Omg I am dealing with the same exact problem with my 2017 Nissan Maxima and they told me I had sludge in my motor and they are doing me the same exact way it’s crazy because were going threw the same exact situation and that’s all Nissan did was took the cap off and told me it was a 3 hour process but when they sent pictures all I seen was the top of the oil cap thing so what came about your process?


----------



## c dbar (Apr 30, 2021)

I bought a brand new nissan rogue sport and at 40months with 33000 miles exact same thing happened.


----------



## VStar650CL (Nov 12, 2020)

Just to set the record straight:



chub said:


> A small, subtle malfunction, like a leak from your cooling system into your crankcase


 *NO.* This will pollute both the oil and coolant. Coolant sludge in the crankcase is beige-white and not brown.


chub said:


> Crankcase Ventilation


 *MAYBE*, but only indirectly through oil consumption that isn't being topped off. Low oil levels can cause sludge, but simple PCV problems cause fuel blowby to accumulate in the crank. That's the PCV's job, to suck out blowby. If it doesn't, the blowby thins the oil. It will not cause sludge.


chub said:


> An improperly operating cooling system


 *YES*. _Chronic_ high temperatures break down motor oil and will cause sludge.


chub said:


> If your thermostat sticks and does not allow coolant flow when needed, your engine will either run too cold or hot causing cold and hot spots. (You may not even notice the difference on your temp gauge)

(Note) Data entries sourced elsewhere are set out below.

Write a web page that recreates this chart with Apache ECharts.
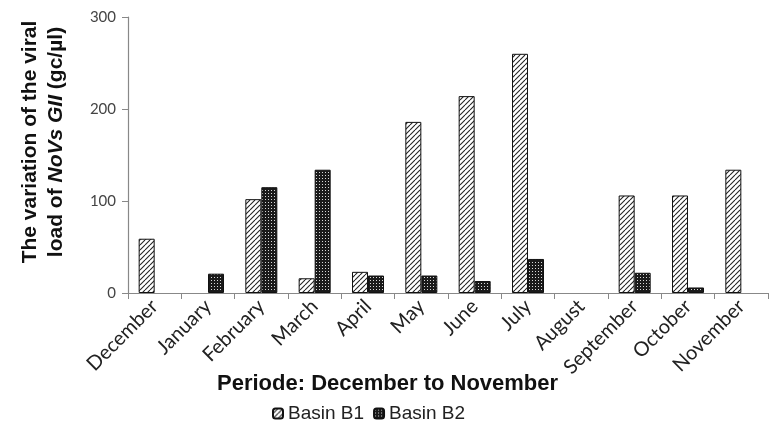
<!DOCTYPE html>
<html>
<head>
<meta charset="utf-8">
<script src="https://cdn.jsdelivr.net/npm/echarts@6/dist/echarts.min.js"></script>
<style>
  html, body { margin: 0; padding: 0; background: #fff; }
  #chart { width: 770px; height: 431px; }
</style>
</head>
<body>
<div id="chart"></div>
<script>
const months = ['December', 'January', 'February', 'March', 'April', 'May', 'June',
  'July', 'August', 'September', 'October', 'November'];
// null = no bar drawn for that month
const basinB1 = [59, null, 102, 16, 23, 186, 214, 260, null, 106, 106, 134];
const basinB2 = [null, 21, 115, 134, 19, 19, 13, 37, null, 22, 6, null];
const yTicks = [0, 100, 200, 300];

// hatched fill for Basin B1
const makeHatch = () => {
  const c = document.createElement('canvas');
  c.width = c.height = 5;
  const ctx = c.getContext('2d');
  ctx.fillStyle = '#fff';
  ctx.fillRect(0, 0, 5, 5);
  ctx.strokeStyle = '#222';
  ctx.lineWidth = 1.1;
  [-5, 0, 5].forEach(o => {
    ctx.beginPath();
    ctx.moveTo(o, 5);
    ctx.lineTo(o + 5, 0);
    ctx.stroke();
  });
  return c;
};

// dotted dark fill for Basin B2
const makeDots = () => {
  const c = document.createElement('canvas');
  c.width = c.height = 3;
  const ctx = c.getContext('2d');
  ctx.fillStyle = '#1a1a1a';
  ctx.fillRect(0, 0, 3, 3);
  ctx.fillStyle = '#d8d8d8';
  ctx.fillRect(1, 1, 1, 1);
  return c;
};

const myChart = echarts.init(document.getElementById('chart'));

const option = {
  animation: false,
  grid: { left: 128, right: 2, top: 17, bottom: 138 },
  legend: {
    left: 267,
    top: 399,
    itemWidth: 10,
    itemHeight: 10,
    itemGap: 9,
    textStyle: { fontFamily: 'Liberation Sans', fontSize: 19, color: '#222' },
    data: ['Basin B1', 'Basin B2']
  },
  xAxis: {
    type: 'category',
    data: months,
    axisLine: { lineStyle: { color: '#888', width: 1.2 } },
    axisTick: { show: true, length: 6, lineStyle: { color: '#888' } },
    axisLabel: {
      rotate: 45,
      margin: 10,
      interval: 0,
      fontFamily: 'Lato',
      fontSize: 20,
      color: '#222'
    }
  },
  yAxis: {
    type: 'value',
    min: 0,
    max: 300,
    interval: yTicks[1] - yTicks[0],
    axisLine: { show: true, lineStyle: { color: '#888', width: 1.2 } },
    axisTick: { show: true, length: 6, lineStyle: { color: '#888' } },
    splitLine: { show: false },
    axisLabel: { fontFamily: 'Lato', fontSize: 15, color: '#444', margin: 12 }
  },
  graphic: [
    {
      type: 'text',
      left: 217,
      top: 373,
      style: {
        text: 'Periode: December to November',
        font: 'bold 22px "Liberation Sans"',
        fill: '#111'
      }
    },
    {
      type: 'text',
      x: 43,
      y: 142,
      rotation: Math.PI / 2,
      style: {
        text: '{n|The variation of the viral}\n{n|load of }{i|NoVs GII}{n| (gc/µl)}',
        align: 'center',
        verticalAlign: 'middle',
        lineHeight: 26,
        rich: {
          n: { font: 'bold 21px "Liberation Sans"', fill: '#111', lineHeight: 26 },
          i: { font: 'italic bold 21px "Liberation Sans"', fill: '#111', lineHeight: 26 }
        }
      }
    }
  ],
  series: [
    {
      name: 'Basin B1',
      type: 'bar',
      data: basinB1,
      barWidth: 16,
      barGap: '0%',
      itemStyle: {
        color: { image: makeHatch(), repeat: 'repeat' },
        borderColor: '#111',
        borderWidth: 1
      }
    },
    {
      name: 'Basin B2',
      type: 'bar',
      data: basinB2,
      barWidth: 16,
      itemStyle: {
        color: { image: makeDots(), repeat: 'repeat' },
        borderColor: '#111',
        borderWidth: 1
      }
    }
  ]
};

myChart.setOption(option);
</script>
</body>
</html>
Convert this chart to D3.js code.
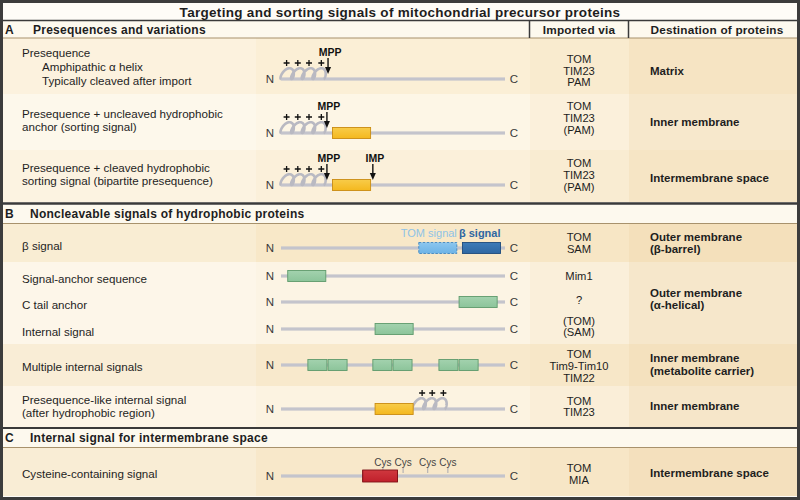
<!DOCTYPE html>
<html><head><meta charset="utf-8">
<script src="https://cdn.jsdelivr.net/npm/d3@7"></script>
<style>body{margin:0;background:#fff}svg{display:block;font-family:"Liberation Sans",Arial,sans-serif}</style>
</head><body><svg id="c" width="800" height="500"></svg>
<script>
// ---------- DATA ----------
const title = "Targeting and sorting signals of mitochondrial precursor proteins";
const columnHeaders = ["Imported via", "Destination of proteins"];
const sectionLetters = ["A", "B", "C"];
const sectionTitles = ["Presequences and variations", "Noncleavable signals of hydrophobic proteins", "Internal signal for intermembrane space"];
const rowLabels = [
  ["Presequence", "Amphipathic α helix", "Typically cleaved after import"],
  ["Presequence + uncleaved hydrophobic", "anchor (sorting signal)"],
  ["Presequence + cleaved hydrophobic", "sorting signal (bipartite presequence)"],
  ["β signal"],
  ["Signal-anchor sequence"],
  ["C tail anchor"],
  ["Internal signal"],
  ["Multiple internal signals"],
  ["Presequence-like internal signal", "(after hydrophobic region)"],
  ["Cysteine-containing signal"]
];
const importedVia = [["TOM","TIM23","PAM"],["TOM","TIM23","(PAM)"],["TOM","TIM23","(PAM)"],["TOM","SAM"],["Mim1"],["?"],["(TOM)","(SAM)"],["TOM","Tim9-Tim10","TIM22"],["TOM","TIM23"],["TOM","MIA"]];
const destinationLabels = [["Matrix"],["Inner membrane"],["Intermembrane space"],["Outer membrane","(β-barrel)"],["Outer membrane","(α-helical)"],["Inner membrane","(metabolite carrier)"],["Inner membrane"],["Intermembrane space"]];
const destinationRows = [[0,0],[1,1],[2,2],[3,3],[4,6],[7,7],[8,8],[9,9]];
// protein positions in % of sequence length (N = 0, C = 100)
const helices = [
  {row:0, start:0, end:19, turns:4},
  {row:1, start:0, end:19, turns:4},
  {row:2, start:0, end:19, turns:4},
  {row:8, start:59, end:73, turns:3}
];
const signalBoxes = [
  {row:1, start:23, end:40, kind:"hydrophobic"},
  {row:2, start:23, end:40, kind:"hydrophobic"},
  {row:3, start:61.5, end:78.5, kind:"tom"},
  {row:3, start:81, end:98, kind:"beta"},
  {row:4, start:3, end:20, kind:"alpha"},
  {row:5, start:79.5, end:96.5, kind:"alpha"},
  {row:6, start:42, end:59, kind:"alpha"},
  {row:7, start:12, end:20.5, kind:"alpha"},
  {row:7, start:21, end:29.5, kind:"alpha"},
  {row:7, start:41, end:49.5, kind:"alpha"},
  {row:7, start:50, end:58.5, kind:"alpha"},
  {row:7, start:70.5, end:79, kind:"alpha"},
  {row:7, start:79.5, end:88, kind:"alpha"},
  {row:8, start:42, end:59, kind:"hydrophobic"},
  {row:9, start:36.5, end:52, kind:"cys"}
];
const charges = [
  {row:0, pos:[2.5, 7.5, 12.5, 18]},
  {row:1, pos:[2.5, 7.5, 12.5, 18]},
  {row:2, pos:[2.5, 7.5, 12.5, 18]},
  {row:8, pos:[63, 67.5, 72.5]}
];
const cleavageSites = [
  {row:0, pos:21, label:"MPP"},
  {row:1, pos:20.5, label:"MPP"},
  {row:2, pos:20.5, label:"MPP"},
  {row:2, pos:41, label:"IMP"}
];
const signalNames = [
  {row:3, pos:78.5, label:"TOM signal", kind:"tom"},
  {row:3, pos:98, label:"β signal", kind:"beta"}
];
const cysteines = [{row:9, pos:[45.5, 54.5, 65.5, 74.5]}];

// ---------- LAYOUT ----------
const svg = d3.select("#c");
const W = 800, H = 500;
const colX = [3, 256, 530, 629, 797];
const rowBands = [[38,94],[94,150],[150,202],[224,262],[262,290],[290,316],[316,344],[344,386],[386,427],[448,496]];
const rowLineY = [79,133,185,248,276,302,329,365,409,476];
const labelY = [[52,66,80],[113,126.5],[167,180.5],[245],[278],[304],[331],[366],[399,412.5],[473]];
const importY = [70.5,118,175,243,276,300,326.5,366,406.5,474];
const destY = [71,122,178,243,299,364.5,406,473];
const sectionBands = [[21,38],[205,223],[429,447]];
const rowBase = ["#fbefd6","#fdf6e6","#fbf0da","#f8e8c8","#fcf4e4","#fcf4e4","#fcf4e4","#f8e9cc","#fcf3e1","#f8e8ca"];
const x = d3.scaleLinear().domain([0,100]).range([281,505]);
const palette = {
  hydrophobic:{fill:"#f4b81e", top:"#f8cc4a", stroke:"#c98c12"},
  alpha:{fill:"#8cc49a", top:"#a3d2ae", stroke:"#5e9a6c"},
  tom:{fill:"#6cb3e6", top:"#8cc6ee", stroke:"#3f86c0"},
  beta:{fill:"#2e67a2", top:"#3d7bb8", stroke:"#1d4a7c"},
  cys:{fill:"#c0202b", top:"#d0383f", stroke:"#7e1218"}
};
const defs = svg.append("defs");
Object.entries(palette).forEach(([k,p]) => {
  const g = defs.append("linearGradient").attr("id","g-"+k).attr("x1",0).attr("y1",0).attr("x2",0).attr("y2",1);
  g.append("stop").attr("offset","0%").attr("stop-color",p.top);
  g.append("stop").attr("offset","100%").attr("stop-color",p.fill);
});

// backgrounds
svg.append("rect").attr("width",W).attr("height",H).attr("fill","#fefcf7");
rowBands.forEach((b,i) => {
  const base = rowBase[i];
  const cols = [d3.interpolateRgb(base,"#ffffff")(0.2), base, d3.interpolateRgb(base,"#f3dfbb")(0.25), d3.interpolateRgb(base,"#efd7ac")(0.45)];
  cols.forEach((c,j) => svg.append("rect").attr("x",colX[j]).attr("y",b[0]).attr("width",colX[j+1]-colX[j]).attr("height",b[1]-b[0]).attr("fill",c));
});
sectionBands.forEach(b => svg.append("rect").attr("x",0).attr("y",b[0]).attr("width",W).attr("height",b[1]-b[0]).attr("fill","#fdf9ee"));
// divider lines
const hl = (y, c, w) => svg.append("line").attr("x1",0).attr("x2",W).attr("y1",y).attr("y2",y).attr("stroke",c).attr("stroke-width",w);
hl(20.5,"#3a3a3a",1.5); hl(38,"#a8926c",1.2);
hl(203.5,"#3a3a3a",2.5); hl(223.5,"#a8926c",1.2);
hl(428,"#3a3a3a",2); hl(447.5,"#a8926c",1.2);
[529.5,628.5].forEach(vx => svg.append("line").attr("x1",vx).attr("x2",vx).attr("y1",20).attr("y2",38).attr("stroke","#3a3a3a").attr("stroke-width",1.5));
svg.append("rect").attr("x",1.5).attr("y",1.5).attr("width",W-3).attr("height",H-3).attr("fill","none").attr("stroke","#3c3c3c").attr("stroke-width",3);

// title and headers
const txt = (sel, x0, y0, s, opts={}) => sel.append("text").attr("x",x0).attr("y",y0).attr("dominant-baseline","central")
  .attr("font-size",opts.size||11).attr("font-weight",opts.bold?"bold":"normal").attr("fill",opts.fill||"#1e1e1e")
  .attr("text-anchor",opts.anchor||"start").attr("letter-spacing",opts.ls||0).text(s);
txt(svg, 400, 12, title, {size:13.5, bold:true, anchor:"middle", ls:0.3});
sectionBands.forEach((b,i) => {
  const cy = (b[0]+b[1])/2;
  txt(svg, 5, cy, sectionLetters[i], {size:12, bold:true});
  txt(svg, i===0?33:30, cy, sectionTitles[i], {size:12, bold:true, ls:0.25});
});
txt(svg, 579, 29.5, columnHeaders[0], {size:11.8, bold:true, anchor:"middle", ls:0.2});
txt(svg, 717, 29.5, columnHeaders[1], {size:11.8, bold:true, anchor:"middle", ls:0.2});

// row labels
rowLabels.forEach((lines,i) => lines.forEach((s,k) => {
  const indent = (i===0 && k>0) ? 42 : 22;
  txt(svg, indent, labelY[i][k], s, {size:11.6});
}));
// imported via
importedVia.forEach((lines,i) => {
  const n = lines.length;
  lines.forEach((s,k) => txt(svg, 579, importY[i] + (k-(n-1)/2)*11.6, s, {size:11.2, anchor:"middle"}));
});
// destinations
destinationLabels.forEach((lines,i) => {
  const n = lines.length;
  lines.forEach((s,k) => txt(svg, 650, destY[i] + (k-(n-1)/2)*12.5, s, {size:11.5, bold:true}));
});

// proteins
const prot = svg.append("g");
rowLineY.forEach((y,i) => {
  prot.append("rect").attr("x",x(0)).attr("y",y-1.6).attr("width",x(100)-x(0)).attr("height",3.2).attr("fill","#c4c4cc");
  txt(prot, x(0)-11, y, "N", {size:11.5, anchor:"middle", fill:"#3a3a3a"});
  txt(prot, x(100)+9, y, "C", {size:11.5, anchor:"middle", fill:"#3a3a3a"});
});
// helices
helices.forEach(h => {
  const y = rowLineY[h.row], x0 = x(h.start), x1 = x(h.end);
  const T = 2*Math.PI*h.turns, a = (x1-x0)/T, b = a*1.9, c = 5.4, tilt = 1.6;
  const pts = d3.range(0, T+0.01, 0.1).map(t => [x0 + a*t - b*Math.sin(t) + tilt*(1-Math.cos(t)), y - c*(1-Math.cos(t))]);
  prot.append("path").attr("d", d3.line()(pts)).attr("fill","none").attr("stroke","#b9b9c2").attr("stroke-width",2.6);
});
charges.forEach(cg => cg.pos.forEach(p => {
  const cx = x(p), cy = rowLineY[cg.row]-16;
  prot.append("path").attr("d",`M${cx-3},${cy} H${cx+3} M${cx},${cy-3} V${cy+3}`).attr("stroke","#111").attr("stroke-width",1.3).attr("fill","none");
}));
// boxes
signalBoxes.forEach(bx => {
  const y = rowLineY[bx.row], p = palette[bx.kind];
  prot.append("rect").attr("x",x(bx.start)).attr("y",y-5.5).attr("width",x(bx.end)-x(bx.start)).attr("height",11)
    .attr("fill","url(#g-"+bx.kind+")").attr("stroke",p.stroke).attr("stroke-width",0.9)
    .attr("stroke-dasharray", bx.kind==="tom" ? "2.5,1.5" : null);
});
// cleavage sites
cleavageSites.forEach(cs => {
  const y = rowLineY[cs.row], xx = x(cs.pos);
  prot.append("line").attr("x1",xx).attr("x2",xx).attr("y1",y-21).attr("y2",y-11).attr("stroke","#111").attr("stroke-width",1.4);
  prot.append("path").attr("d",`M${xx-3},${y-12} L${xx+3},${y-12} L${xx},${y-5} Z`).attr("fill","#111");
  txt(prot, xx+2, y-27, cs.label, {size:10.5, bold:true, anchor:"middle", fill:"#111"});
});
// signal names
signalNames.forEach(sn => txt(prot, x(sn.pos), rowLineY[sn.row]-15, sn.label, {size:11, anchor:"end", bold: sn.kind==="beta", fill: sn.kind==="tom" ? "#8fc3e6" : "#2e67a2"}));
// cysteines
cysteines.forEach(cy => cy.pos.forEach(p => {
  const y = rowLineY[cy.row];
  prot.append("line").attr("x1",x(p)).attr("x2",x(p)).attr("y1",y-8).attr("y2",y-3).attr("stroke","#a8a8b0").attr("stroke-width",1);
  txt(prot, x(p), y-14, "Cys", {size:10, anchor:"middle", fill:"#444"});
}));
signalBoxes.filter(b => b.kind==="cys").forEach(bx => {
  const y = rowLineY[bx.row], p = palette[bx.kind];
  prot.append("rect").attr("x",x(bx.start)).attr("y",y-6).attr("width",x(bx.end)-x(bx.start)).attr("height",12)
    .attr("fill","url(#g-cys)").attr("stroke",p.stroke).attr("stroke-width",0.9);
});
</script></body></html>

 *NO*. A sticking thermostat will overheat your engine, but one episode of overheating will not cause meaningful sludge. Whether stuck open or shut, you certainly _will_ notice symptoms.


chub said:


> Constant elevated temperatures promotes oil thickening


 *YES*. See above.


chub said:


> Excessive amount of fuel due to leaky fuel injectors, malfunctioning choke mechanism or failed oxygen sensor can also contribute to sludge formation


 *NO*. Very rich operation will overwhelm the PCV system and cause thinning of the oil, usually along with blackening from carbon carried past the rings by the excess fuel. It will not cause sludge. In fact, other than black oil, vehicles running chronically rich usually have crankcases that are excessively clean (gasoline is a solvent).


----------